**Supplied data:**
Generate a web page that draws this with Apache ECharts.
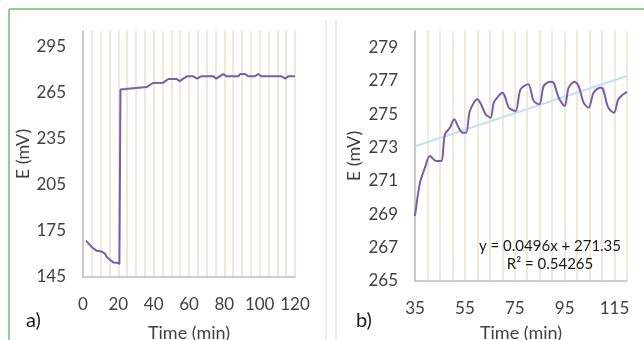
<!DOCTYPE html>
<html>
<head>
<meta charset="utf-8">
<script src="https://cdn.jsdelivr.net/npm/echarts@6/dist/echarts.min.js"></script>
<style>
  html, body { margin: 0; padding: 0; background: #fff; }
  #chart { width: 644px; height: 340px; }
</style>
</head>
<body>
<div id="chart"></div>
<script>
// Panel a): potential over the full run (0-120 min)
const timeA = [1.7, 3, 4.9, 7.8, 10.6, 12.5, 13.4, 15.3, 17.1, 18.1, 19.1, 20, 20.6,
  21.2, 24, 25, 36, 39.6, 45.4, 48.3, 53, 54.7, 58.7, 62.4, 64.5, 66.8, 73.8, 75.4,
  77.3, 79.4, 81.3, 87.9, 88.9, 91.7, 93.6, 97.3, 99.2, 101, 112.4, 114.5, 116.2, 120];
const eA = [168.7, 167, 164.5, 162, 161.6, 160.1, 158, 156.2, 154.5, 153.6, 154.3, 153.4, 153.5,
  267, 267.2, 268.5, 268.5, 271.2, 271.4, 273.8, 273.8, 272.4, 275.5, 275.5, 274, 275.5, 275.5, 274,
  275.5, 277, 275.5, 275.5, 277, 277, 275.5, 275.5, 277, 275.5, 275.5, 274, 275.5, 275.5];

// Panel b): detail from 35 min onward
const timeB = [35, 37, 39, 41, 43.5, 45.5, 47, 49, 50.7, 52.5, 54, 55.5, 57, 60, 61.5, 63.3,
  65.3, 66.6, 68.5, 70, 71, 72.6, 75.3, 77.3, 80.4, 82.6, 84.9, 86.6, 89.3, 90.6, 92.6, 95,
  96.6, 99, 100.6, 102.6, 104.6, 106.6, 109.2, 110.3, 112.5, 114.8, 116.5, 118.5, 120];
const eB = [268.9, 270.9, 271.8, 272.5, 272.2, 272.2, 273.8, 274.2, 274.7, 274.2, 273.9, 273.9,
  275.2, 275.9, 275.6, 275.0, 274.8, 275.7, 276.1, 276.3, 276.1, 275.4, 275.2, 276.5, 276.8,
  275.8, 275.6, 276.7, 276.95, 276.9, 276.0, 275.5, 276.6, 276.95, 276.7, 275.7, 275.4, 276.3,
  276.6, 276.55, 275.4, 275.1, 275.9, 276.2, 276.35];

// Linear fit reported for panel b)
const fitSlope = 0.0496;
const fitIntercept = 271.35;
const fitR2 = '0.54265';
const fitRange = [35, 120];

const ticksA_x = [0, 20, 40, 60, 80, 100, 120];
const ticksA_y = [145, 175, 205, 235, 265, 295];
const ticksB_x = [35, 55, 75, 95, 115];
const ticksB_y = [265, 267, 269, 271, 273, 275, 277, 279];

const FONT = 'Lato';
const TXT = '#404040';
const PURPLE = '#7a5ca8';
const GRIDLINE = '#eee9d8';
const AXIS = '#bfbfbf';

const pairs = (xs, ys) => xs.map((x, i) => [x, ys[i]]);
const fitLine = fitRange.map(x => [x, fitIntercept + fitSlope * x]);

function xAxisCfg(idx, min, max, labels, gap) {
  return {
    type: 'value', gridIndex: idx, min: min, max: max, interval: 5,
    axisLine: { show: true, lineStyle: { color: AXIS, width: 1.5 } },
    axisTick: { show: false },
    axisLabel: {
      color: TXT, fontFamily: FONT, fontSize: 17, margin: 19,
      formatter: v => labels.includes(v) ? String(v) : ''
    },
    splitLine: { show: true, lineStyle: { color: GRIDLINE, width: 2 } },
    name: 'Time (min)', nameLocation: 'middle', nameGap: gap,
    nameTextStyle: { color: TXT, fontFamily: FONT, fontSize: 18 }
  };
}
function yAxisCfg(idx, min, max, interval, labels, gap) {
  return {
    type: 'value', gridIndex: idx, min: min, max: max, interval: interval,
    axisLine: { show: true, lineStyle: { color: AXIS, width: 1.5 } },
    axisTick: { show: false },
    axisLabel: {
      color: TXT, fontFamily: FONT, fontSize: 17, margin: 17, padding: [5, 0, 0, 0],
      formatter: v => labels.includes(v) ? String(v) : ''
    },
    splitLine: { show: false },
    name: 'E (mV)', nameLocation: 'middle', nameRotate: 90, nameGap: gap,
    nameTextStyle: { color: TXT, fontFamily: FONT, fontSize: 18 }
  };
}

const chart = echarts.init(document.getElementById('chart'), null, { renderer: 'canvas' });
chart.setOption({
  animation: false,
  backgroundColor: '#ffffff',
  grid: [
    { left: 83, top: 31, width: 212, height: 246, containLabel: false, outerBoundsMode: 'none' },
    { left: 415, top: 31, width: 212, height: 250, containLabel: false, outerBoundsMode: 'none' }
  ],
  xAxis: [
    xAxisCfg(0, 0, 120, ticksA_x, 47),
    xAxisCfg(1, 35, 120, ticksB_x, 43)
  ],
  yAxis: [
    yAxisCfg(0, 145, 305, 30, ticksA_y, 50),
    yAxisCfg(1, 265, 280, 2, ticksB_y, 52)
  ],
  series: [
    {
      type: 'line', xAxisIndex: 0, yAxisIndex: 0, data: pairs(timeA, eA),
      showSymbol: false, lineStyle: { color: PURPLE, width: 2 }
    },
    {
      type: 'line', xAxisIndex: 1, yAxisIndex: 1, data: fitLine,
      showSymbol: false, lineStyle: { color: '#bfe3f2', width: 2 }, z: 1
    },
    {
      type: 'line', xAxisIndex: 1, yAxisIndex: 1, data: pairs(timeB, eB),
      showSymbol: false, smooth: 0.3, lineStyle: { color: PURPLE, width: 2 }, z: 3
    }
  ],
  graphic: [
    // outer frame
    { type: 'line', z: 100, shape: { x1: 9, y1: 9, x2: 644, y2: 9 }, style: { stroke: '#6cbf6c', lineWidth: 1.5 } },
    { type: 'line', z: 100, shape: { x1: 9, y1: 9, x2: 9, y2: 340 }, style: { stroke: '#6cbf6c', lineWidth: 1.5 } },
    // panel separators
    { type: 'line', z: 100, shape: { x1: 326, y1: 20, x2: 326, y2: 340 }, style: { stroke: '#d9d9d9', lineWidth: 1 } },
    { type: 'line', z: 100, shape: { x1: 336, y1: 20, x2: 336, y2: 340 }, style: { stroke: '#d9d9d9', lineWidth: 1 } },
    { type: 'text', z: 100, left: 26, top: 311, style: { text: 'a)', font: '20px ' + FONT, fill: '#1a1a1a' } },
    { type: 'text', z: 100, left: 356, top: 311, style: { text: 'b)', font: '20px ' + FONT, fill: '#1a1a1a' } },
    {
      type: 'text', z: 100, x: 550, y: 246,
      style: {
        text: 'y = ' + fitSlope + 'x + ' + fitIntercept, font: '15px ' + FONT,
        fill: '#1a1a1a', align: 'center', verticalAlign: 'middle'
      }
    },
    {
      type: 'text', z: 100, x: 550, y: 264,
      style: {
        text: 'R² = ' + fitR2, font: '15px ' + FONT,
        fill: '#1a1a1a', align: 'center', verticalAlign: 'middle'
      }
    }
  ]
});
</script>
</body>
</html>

**Goal:**
Return only the lines running from the top of the data to the line that holds "274, 275.5, 275.5];". Include both of those lines, but skip the pictures.

**Full answer:**
Generate a web page that draws this with Apache ECharts.
<!DOCTYPE html>
<html>
<head>
<meta charset="utf-8">
<script src="https://cdn.jsdelivr.net/npm/echarts@6/dist/echarts.min.js"></script>
<style>
  html, body { margin: 0; padding: 0; background: #fff; }
  #chart { width: 644px; height: 340px; }
</style>
</head>
<body>
<div id="chart"></div>
<script>
// Panel a): potential over the full run (0-120 min)
const timeA = [1.7, 3, 4.9, 7.8, 10.6, 12.5, 13.4, 15.3, 17.1, 18.1, 19.1, 20, 20.6,
  21.2, 24, 25, 36, 39.6, 45.4, 48.3, 53, 54.7, 58.7, 62.4, 64.5, 66.8, 73.8, 75.4,
  77.3, 79.4, 81.3, 87.9, 88.9, 91.7, 93.6, 97.3, 99.2, 101, 112.4, 114.5, 116.2, 120];
const eA = [168.7, 167, 164.5, 162, 161.6, 160.1, 158, 156.2, 154.5, 153.6, 154.3, 153.4, 153.5,
  267, 267.2, 268.5, 268.5, 271.2, 271.4, 273.8, 273.8, 272.4, 275.5, 275.5, 274, 275.5, 275.5, 274,
  275.5, 277, 275.5, 275.5, 277, 277, 275.5, 275.5, 277, 275.5, 275.5, 274, 275.5, 275.5];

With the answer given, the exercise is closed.